Design for Independent Schools
Independent schools are a design category of their own. A departure from the mindset of public schools, independent schools exist in a competitive market and must define their particular niche and differentiators. Schools need to both define and communicate their distinct programs and educational philosophies to stand out. The educational environment is an expression of the school – the design should support and signify the program.
Independent schools are also innovators. The aspirations are as high as the expectations – for students, educators and, by nature of this mentality, the architects as well. In order to rise to this challenge, our independent school design philosophy is guided by the following overarching tenets:
Engage the School Community
Independent school communities are engaged and involved. When designing for an independent school, it’s important to engage educators, students, parents and alumni in a dialogue about the shared values and culture that make your school a special place. This includes a discussion of what is working and what can be improved upon. It is also critical to identify the aspirations for the future. This knowledge, understanding and dialogue is essential to further exploration and innovation in the design process.

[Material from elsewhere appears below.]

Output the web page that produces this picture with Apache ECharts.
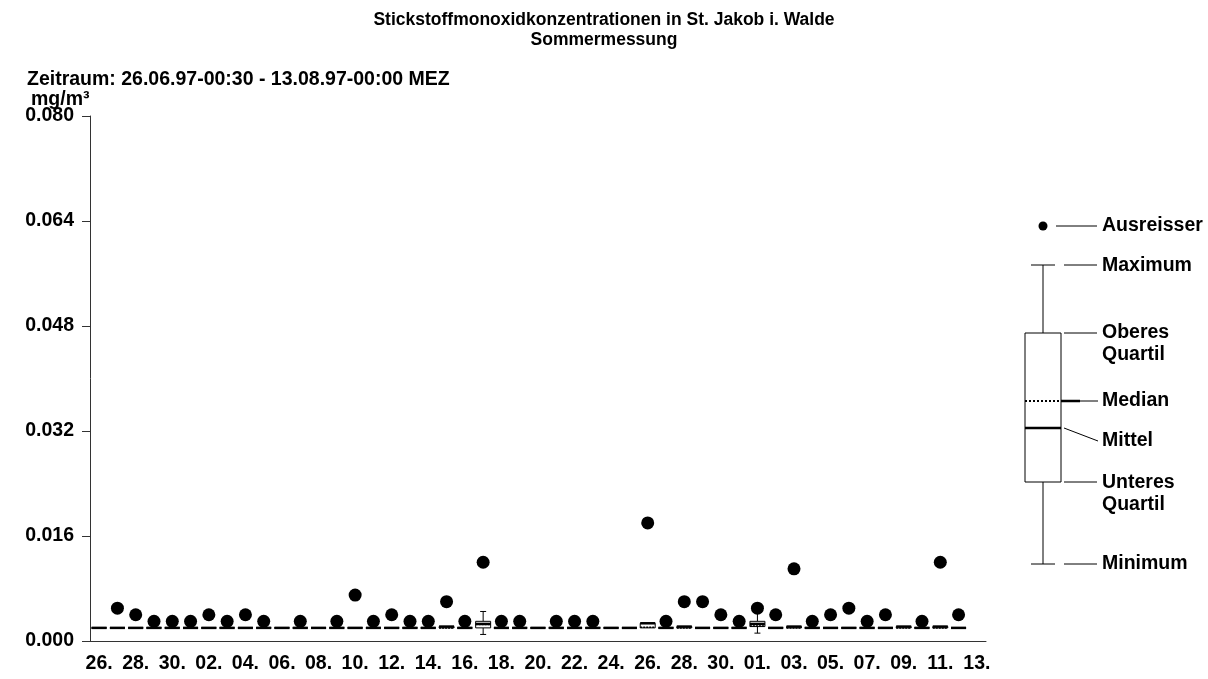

Education and Design are Situational
The existence of independent schools is a recognition of the inherent limitations of a universalist approach to education. This is equally true for the design of schools. Design that merely adopts the latest universal trends marginalizes a school rather than distinguishing it. Independent school environments should represent their situation, the unique educational philosophies, values and traditions that distinguish a school and make it a special place. Our innovative design solutions integrate best practices but are inspired by the school’s situation. Like parents seeking the best experience for their child, we too are inspired by what makes a school special.

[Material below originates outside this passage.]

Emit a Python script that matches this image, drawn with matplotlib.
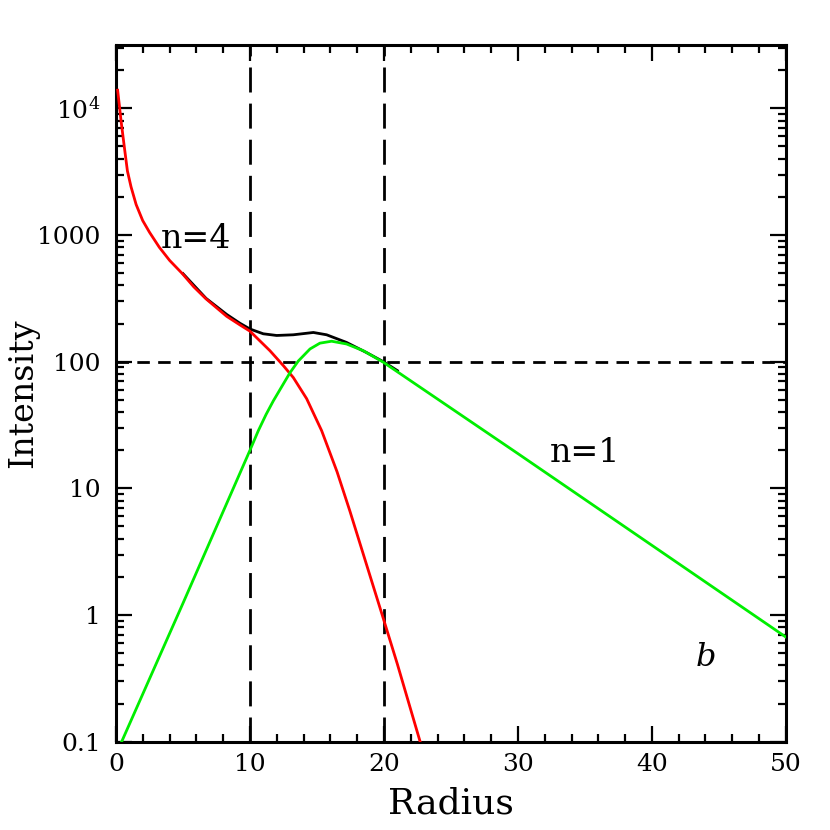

Experience indicates there is a correlation between how successful a design is and the extent to which the school community assumes ownership for that design. Our open, collaborative and interactive process combined with design inspired by the particulars of the school’s situation fosters “buy-in” and agreement across the broader school community. By having the involvement of stakeholders in this way, each person – parents, teachers, students and administration staff alike – will feel more responsible for and invested in the project. This approach also stimulates financing as stakeholders who feel included and heard are more likely to contribute to fundraising efforts.
Pictured are three projects that illustrate innovative design responses to each school’s unique situations. Pictured first is a lobby renovation, which was created to improve security and accessibility. Through discussions with the school community, an expanded project vision was developed featuring a more welcoming street presence, student-centered social spaces and a celebration of the school’s traditions.
The second photo depicts a peace circle. While not a program element, the peace circle was conceived as a formal expression of the principle of conflict resolution, a key element in the school’s education philosophy.
Third is a science forum developed in collaboration with the students and the science faculty. The forum is designed to unify the science program, augment the classrooms with presentation facilities and stimulate curiosity in the sciences among a broader spectrum of students.
Working for independent schools requires collaboration, thoughtful dialogue, disruptive thinking, creativity and personal investment. For SNHA, all of these factors come into the design process through a collaborative, dialogue-driven approach to design that reflects and supports the ethos specific of the school.